La Corte territoriale confermava la penale responsabilità dell’A.C. non per la mancata predisposizione delle misure di sicurezza, bensì per aver omesso di vigilare sulla osservanza dei precetti imposti e sulla concreta attuazione delle misure di sicurezza nell’ambito delle proprie attribuzioni e competenze.

In particolare per aver dato disposizioni al T.S. di eseguire i lavori sistemazione delle grondaie, benché quest’ultimo non avesse mai ricevuto adeguata formazione, né fosse mai stato informato dei rischi specifici connessi allo svolgimento di lavori particolarmente pericolosi, come quelli che si effettuano in quota; con ciò violando l’obbligo che grava sul preposto, ex art. 19 lett. b) d.lgs 81/2008, di “verificare affinchè soltanto i lavoratori che hanno ricevuto adeguate istruzioni accedano alle zona che li espongono ad un rischio grave e specifico”.

Altresì, l’A.C. è stato ritenuto responsabile per non aver verificato che i pannelli in vetroresina non erano assolutamente calpestabili.

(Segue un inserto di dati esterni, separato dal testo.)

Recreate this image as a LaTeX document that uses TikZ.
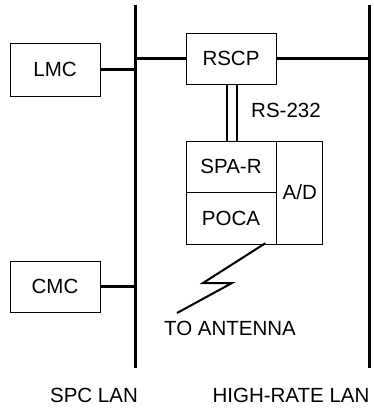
\documentclass[tikz,border=0pt]{standalone}
\usepackage{fontspec}
\setmainfont{Liberation Sans}
\usepackage{tikz}
\usetikzlibrary{positioning}

\begin{document}
\begin{tikzpicture}[x=1pt, y=-1pt, node distance=0pt,
  unit/.style={rectangle, draw=black, line width=0.8pt, inner sep=0pt, minimum width=90pt, minimum height=51pt, font=\fontsize{20.5}{24}\selectfont},
  lan/.style={draw, line width=3pt},
  link/.style={draw, line width=2.6pt},
  serial/.style={draw, line width=2pt},
  lbl/.style={inner sep=0pt, font=\fontsize{20.5}{24}\selectfont}]

  \useasboundingbox (0,0) rectangle (374,408);

  % LAN buses
  \coordinate (spctop) at (135,5);
  \coordinate (spcbot) at (135,368);
  \coordinate (hrtop) at (369,5);
  \coordinate (hrbot) at (369,368);
  \path [lan] (spctop) -- (spcbot);
  \path [lan] (hrtop) -- (hrbot);

  % Consoles on the SPC LAN
  \node [unit, minimum height=53pt] (lmc) at (55,69.5) {LMC};
  \node [unit] (cmc) at (55,286.5) {CMC};

  % Remote station
  \node [unit] (rscp) at (231,58.5) {RSCP};
  \node [unit] (spar) at (231,166.5) {SPA-R};
  \node [unit, below=0pt of spar, minimum height=52pt] (poca) {POCA};
  \node [unit, minimum width=46pt, minimum height=103pt, anchor=north west] (ad) at (spar.north east) {A/D};

  % Labels
  \node [lbl] (rs) at (286,110) {RS-232};
  \node [lbl] (ant) at (230,328) {TO ANTENNA};
  \node [lbl] (spc) at (94,395) {SPC LAN};
  \node [lbl] (hr) at (291,395) {HIGH-RATE LAN};

  % Connectors
  \path [link] (lmc.east) -- (lmc.east -| spctop);
  \path [link] (cmc.east) -- (cmc.east -| spctop);
  \path [link] (rscp.west) -- (rscp.west -| spctop);
  \path [link] (rscp.east) -- (rscp.east -| hrtop);
  \path [serial] ([xshift=-4pt]rscp.south) -- ([xshift=-4pt]spar.north);
  \path [serial] ([xshift=6pt]rscp.south) -- ([xshift=6pt]spar.north);

  % Radio link
  \coordinate (tip) at (177,313);
  \draw [line width=2pt, line join=miter] ([xshift=-11pt, yshift=2pt]poca.south east) -- (203,283) -- (232,283) -- (tip);
\end{tikzpicture}
\end{document}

L’art. 148 del d.lgs innanzi citato, prevede, infatti, che prima di procedere alla esecuzione di lavori su lucernari, tetti, coperture e simili, deve essere accertato che questi abbiano resistenza sufficiente per sostenere il peso degli operai e dei materiali di impiego.

Nel caso di dubbia resistenza, devono essere adottati i necessari apprestamenti atti a garantire l’incolumità delle persone addette disponendo, a seconda dei casi, tavole sopra le orditure, sottopalchi e facendo uso di idonei dispositivi di protezione individuale anticaduta. Mancando la verifica del grado di resistenza dei pannelli, l’A.C. prima di accompagnare la squadra sul tetto del capannone, avrebbe quanto meno dovuto assicurare i dispositivi di protezione. Alcun dispositivo di protezione, invece, era stato assicurato; non erano state apposte tavole, né sottopalchi e non era stato controllato l’utilizzo corretto delle misure di protezione individuali anticaduta che avrebbero dovuto essere mantenute per tutta la durata della permanenza sul tetto e fino alla discesa. Il T.S., infatti, al pari degli altri componenti della squadra, tra cui lo stesso A.C., terminato il lavoro si liberava delle cinture di sicurezza, dei caschi e delle funi, prima di riprendere il cammino sul tetto per raggiungere il punto di discesa. Ha, altresì, omesso di vigilare sull’osservanza delle prescrizioni idonee a prevenire il pericolo di caduta dall’alto per i lavori in quota, dal momento che, in ogni caso, non era stata seguita la procedura corretta per l’utilizzo delle cinture; sul capannone non era stesa la rete salvavita, ovvero una corda d’acciaio, misura di protezione collettiva che va obbligatoriamente predisposta prima di procedere a lavori su tetti e lucernari ed il dispositivo di protezione individuale anticaduta, per il mancato uso dell’imbracatura munita di gancio da fissare al cavo d’acciaio, era, in ogni caso del tutto inidoneo a garantire l’incolumità delle persone addette ai lavori sul tetto del capannone. Quanto al S.C. la sentenza impugnata ne evidenziava il ruolo di legale rappresentante della L. e la palese violazione delle norme antinfortunistiche contestate.

Quanto infine ala società riteneva priva di fondamento la tesi della mancanza del nesso causale tra il comportamento omissivo del datore di lavoro e l’intervenuto infortunio a causa del comportamento abnorme dello stesso lavoratore e considerava sussistente la colpa dell’organizzazione di impresa, con particolare riferimento alla mancata nomina del RSPP, alla omessa valutazione del rischio ed alla mancata formazione del lavoratore Avverso tale decisione ricorrono :

A.C. lamentando con un unico motivo mancanza ed illogicità di motivazione quanto alla ritenuta posizione di garanzia; S.C. deducendo violazione e falsa applicazione della legge penale nonché vizio di motivazione quanto all’affermazione di penale responsabilità, essendosi il fatto verificato per esclusiva iniziativa dell’A.C. che rivestiva i caratteri della eccezionalità e dell’imprevedibilità.

La L. S.r.l. deducendo che l’incidente mortale non era dipeso da responsabilità del legale rappresentante non essendo stata affidata ad essa società la manutenzione del tetto del capannone; che non vi era quindi stata alcuna “colpa di organizzazione”; che era inesistente l’interesse previsto dall’art. 25 septies del decreto legislativo n. 231 del 2001 necessario ad addebitare la responsabilità da reato all’ente.